ハテヘイ6の日記

ハテヘイは日常の出来事を聖書と関連付けて、それを伝えたいと願っています。

環境にやさしい瓦

 「陶器師は、粘土で制作中の器を自分の手でこわし、再びそれを陶器師自身の気に入ったほかの器に作り替えた」(エレミヤ18:4)
 2016年12月13日の福島民報に、私の通う教会のすぐ北に住む屋根材などの製作販売会社社長根本氏が、「瓦について」という題で投稿していました。民報サロンで毎日掲載されている楽しみのコラムの一つです。

 福島に引っ越して来て、唯一修理してもらったのが、台所の屋根です。3・11で完全にその箇所が崩れており、全くの素人である私は、最初から屋根に上るのは危険と考えた為です。
 それでそこはもう雨水漏れはしませんが、隠れた瑕疵と言うべきか、私の寝る部屋の天井と、隣の6畳間の天井で、数ヶ月後ぽつんぽつんと雨水が漏れ落ちる音が聴こえるようになりました。それは夏に来た最初の台風の時ピークとなりました。横風で屋根瓦の壊れた所から水が浸入しました。写真左頂部に破損。
 これではいけないと、隣の人と屋根に初めて上り(隣の人は一段高い所に住んでいるので、そこから簡単に我が家の屋根に移動できます)、瓦の破損状況を見る事が出来ました。震災から5年以上経て、その瓦の箇所は原形を留めず壊れ、素材の粘土土が広がっていて、その隙間から雨水が入った事が分かりました。
 阪神に居た頃大震災を経験していますが、その時は被害が大きかった神戸市東灘区の古い瓦屋根の2階部分が押し潰され、1階に居たお年寄りなどが圧死したというニュースを耳にしていました。重い瓦屋根というマイナスのイメージを以来ずっと持っており、都会のスレート屋根のほうが優れていると、勝手に考えていました。
 しかし根本社長による瓦の雑学を学び、大いに考えを変えました。瓦は粘土で形成乾燥させた後、窯で高温焼成したものです。土器ばかり考えていましたが、そうだ瓦もあったのだと、遅まきながら気づきました。根本氏によれば、瓦は「直射日光を吸収し、耐熱性と断熱性に富み、寒さに強く湿度までコントロールする優れものです。夏は涼しく、冬は暖かく過ごせるので冷暖房費用も節約でき、経済的な屋根材といえます」との事でした。しかも「地震や台風に強い工事工法も確立され」ており、その施工技術は世界でもトップレベにあ」るそうです。

 そして瓦はリサイクルにも適し、環境にも優しい建築資材であるので、近年様々な用途に用いられています。
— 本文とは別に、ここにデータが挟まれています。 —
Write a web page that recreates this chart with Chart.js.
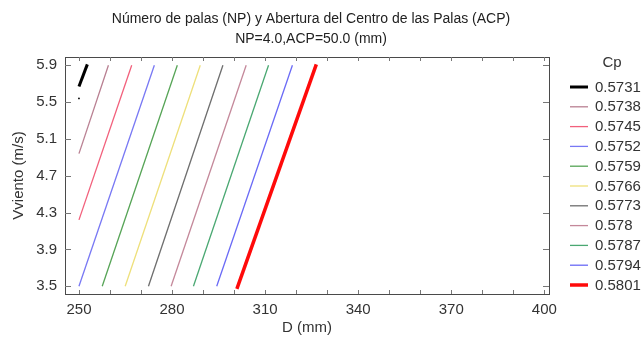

「日本の気候風土に適した屋根材」と根本氏が胸を張るのも、むべなるかなです。ですから周囲の家々には震災で壊れた瓦も庭にとってあります。それは屋根だけでなくいろいろな所で使えるからです。例えば私の庭では、おそらく花壇の仕切りとして瓦が土の中に埋められていました(写真右)。また土嚢が無ければ、ビニールシートの上に置いておくだけで、重石としても利用出来ます。粉々になった瓦は土に戻し、畑の土と混ぜる事も出来ます。
 一方スレート屋根もついでに勉強しました。特に日本で一般的なのは化粧スレートで(https://yane-connect.com/variety/yane-sozai/straight/)、セメントと繊維材料が用いられています。それは瓦に比べると軽くて運びやすく、費用も安くなります。しかし劣化は避けられないので、色が褪せたら再塗装する事も必要でしょう。でもどのサイトを見ても、再塗装でスレート屋根の寿命が延びる事はないので(だいたい20年位、瓦は100年以上)、注意が必要だとありました。成分からするとリサイクルはちょっと難しそうです。スレート材としてのアスベストが日本で禁止されたのは、僅か6年前の事です。
 我が家を建てた大工は、茨城の六角堂(岡倉天心設計)を実際建てた小倉源蔵という人の息子さんだと聴いています。もし事実なら、3・11で屋根の一部が破損しても、その躯体が60年近く経った現在でもしっかりしているのは納得です。